Task prompt: Everything from the first line of the data below through the line that contains "return (x + z * DX, y + z * DY)" should be written out exactly, please, and nothing more; the pictures stay out.

** start **

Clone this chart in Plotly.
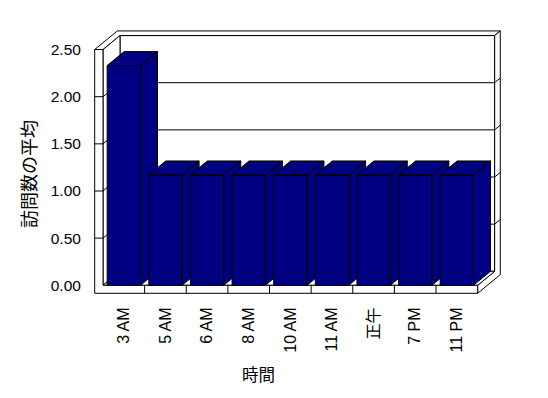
import plotly.graph_objects as go

# ---- data ----
categories = ["3 AM", "5 AM", "6 AM", "8 AM", "10 AM", "11 AM", "正午", "7 PM", "11 PM"]
avg_visits = [2.33, 1.17, 1.17, 1.17, 1.17, 1.17, 1.17, 1.17, 1.17]
y_tick_values = [0.0, 0.5, 1.0, 1.5, 2.0, 2.5]
x_title = "時間"
y_title = "訪問数の平均"

# ---- 3D-look geometry (in axis data units) ----
DX, DY = 0.4084, 0.1485      # depth offset of the chart box
TW = 0.1994                  # left wall thickness
TF = 0.0848                  # floor thickness
BACK = 0.33                  # back wall thickness (fraction of depth)
BAR_W = 0.8
NAVY = "#000080"

n = len(categories)
ytop = y_tick_values[-1]


def P(x, y, z):
    return (x + z * DX, y + z * DY)


def faces_to_xy(faces):
    xs, ys = [], []
    for f in faces:
        pts = list(f) + [f[0]]
        for (a, b) in pts:
            xs.append(a)
            ys.append(b)
        xs.append(None)
        ys.append(None)
    return xs, ys


fig = go.Figure()


def add_faces(faces, fill):
    xs, ys = faces_to_xy(faces)
    fig.add_trace(go.Scatter(x=xs, y=ys, mode="lines", fill="toself", fillcolor=fill,
                             line=dict(color="black", width=1), hoverinfo="skip",
                             showlegend=False))


def add_lines(segs):
    xs, ys = [], []
    for s in segs:
        for (a, b) in s:
            xs.append(a)
            ys.append(b)
        xs.append(None)
        ys.append(None)
    fig.add_trace(go.Scatter(x=xs, y=ys, mode="lines", line=dict(color="black", width=1),
                             hoverinfo="skip", showlegend=False))


# back wall front face
add_faces([[P(0, 0, 1), P(n, 0, 1), P(n, ytop, 1), P(0, ytop, 1)]], "white")
# top faces of walls
add_faces([[P(-TW, ytop, 0), P(0, ytop, 0), P(0, ytop, 1), P(n, ytop, 1),
            P(n, ytop, 1 + BACK), P(-TW, ytop, 1 + BACK)]], "white")
# right side of floor + back wall
add_faces([[P(n, -TF, 0), P(n, 0, 0), P(n, 0, 1), P(n, ytop, 1),
            P(n, ytop, 1 + BACK), P(n, -TF, 1 + BACK)]], "white")
# left wall inner face
add_faces([[P(0, 0, 0), P(0, ytop, 0), P(0, ytop, 1), P(0, 0, 1)]], "white")
# floor top face
add_faces([[P(0, 0, 0), P(n, 0, 0), P(n, 0, 1), P(0, 0, 1)]], "white")
# front faces (left wall + floor)
add_faces([[P(-TW, ytop, 0), P(0, ytop, 0), P(0, 0, 0), P(n, 0, 0),
            P(n, -TF, 0), P(-TW, -TF, 0)]], "white")

# gridlines and ticks
segs = []
for v in y_tick_values[1:-1]:
    segs.append([P(-TW, v, 0), P(0, v, 0), P(0, v, 1), P(n, v, 1), P(n, v, 1 + BACK)])
for k in range(1, n):
    segs.append([P(k, -TF, 0), P(k, 0, 0)])
add_lines(segs)

# bars
for i, v in enumerate(avg_visits):
    x0 = i + (1 - BAR_W) / 2
    x1 = x0 + BAR_W
    front = [P(x0, 0, 0), P(x1, 0, 0), P(x1, v, 0), P(x0, v, 0)]
    side = [P(x1, 0, 0), P(x1, 0, 1), P(x1, v, 1), P(x1, v, 0)]
    top = [P(x0, v, 0), P(x1, v, 0), P(x1, v, 1), P(x0, v, 1)]
    add_faces([side, top, front], NAVY)

L, R, T, B = 92, 44, 27, 102
W, H = 548, 398
sx = 41.63
sy = 94.3
ox, oy = 103, 285.3

fig.update_layout(
    width=W, height=H,
    margin=dict(l=L, r=R, t=T, b=B),
    paper_bgcolor="white", plot_bgcolor="white",
    font=dict(family="Liberation Sans, Arial, Noto Sans CJK JP", color="black"),
    xaxis=dict(range=[(L - ox) / sx, (W - R - ox) / sx],
               tickvals=[i + 0.5 for i in range(n)], ticktext=categories,
               tickangle=-90, ticks="outside", ticklen=4, tickcolor="rgba(0,0,0,0)",
               tickfont=dict(size=16), showgrid=False, zeroline=False, showline=False,
               fixedrange=True),
    yaxis=dict(range=[(oy - (H - B)) / sy, (oy - T) / sy],
               tickvals=y_tick_values, tickformat=".2f",
               ticks="outside", ticklen=7, tickcolor="rgba(0,0,0,0)",
               tickfont=dict(size=15.5), showgrid=False, zeroline=False, showline=False,
               fixedrange=True),
    annotations=[
        dict(text=x_title, xref="paper", yref="paper",
             x=(258 - L) / (W - L - R), y=((H - B) - 374) / (H - T - B),
             xanchor="center", yanchor="middle",
             showarrow=False, font=dict(size=16.5, family="Noto Sans CJK JP")),
        dict(text=y_title, xref="paper", yref="paper", textangle=-90,
             x=(28 - L) / (W - L - R), y=((H - B) - 174) / (H - T - B),
             xanchor="center", yanchor="middle",
             showarrow=False, font=dict(size=18, family="Noto Sans CJK JP")),
    ],
)

fig.write_html("out.html", config={"displayModeBar": False})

** end **

Answer to this problem:
Clone this chart in Plotly.
import plotly.graph_objects as go

# ---- data ----
categories = ["3 AM", "5 AM", "6 AM", "8 AM", "10 AM", "11 AM", "正午", "7 PM", "11 PM"]
avg_visits = [2.33, 1.17, 1.17, 1.17, 1.17, 1.17, 1.17, 1.17, 1.17]
y_tick_values = [0.0, 0.5, 1.0, 1.5, 2.0, 2.5]
x_title = "時間"
y_title = "訪問数の平均"

# ---- 3D-look geometry (in axis data units) ----
DX, DY = 0.4084, 0.1485      # depth offset of the chart box
TW = 0.1994                  # left wall thickness
TF = 0.0848                  # floor thickness
BACK = 0.33                  # back wall thickness (fraction of depth)
BAR_W = 0.8
NAVY = "#000080"

n = len(categories)
ytop = y_tick_values[-1]


def P(x, y, z):
    return (x + z * DX, y + z * DY)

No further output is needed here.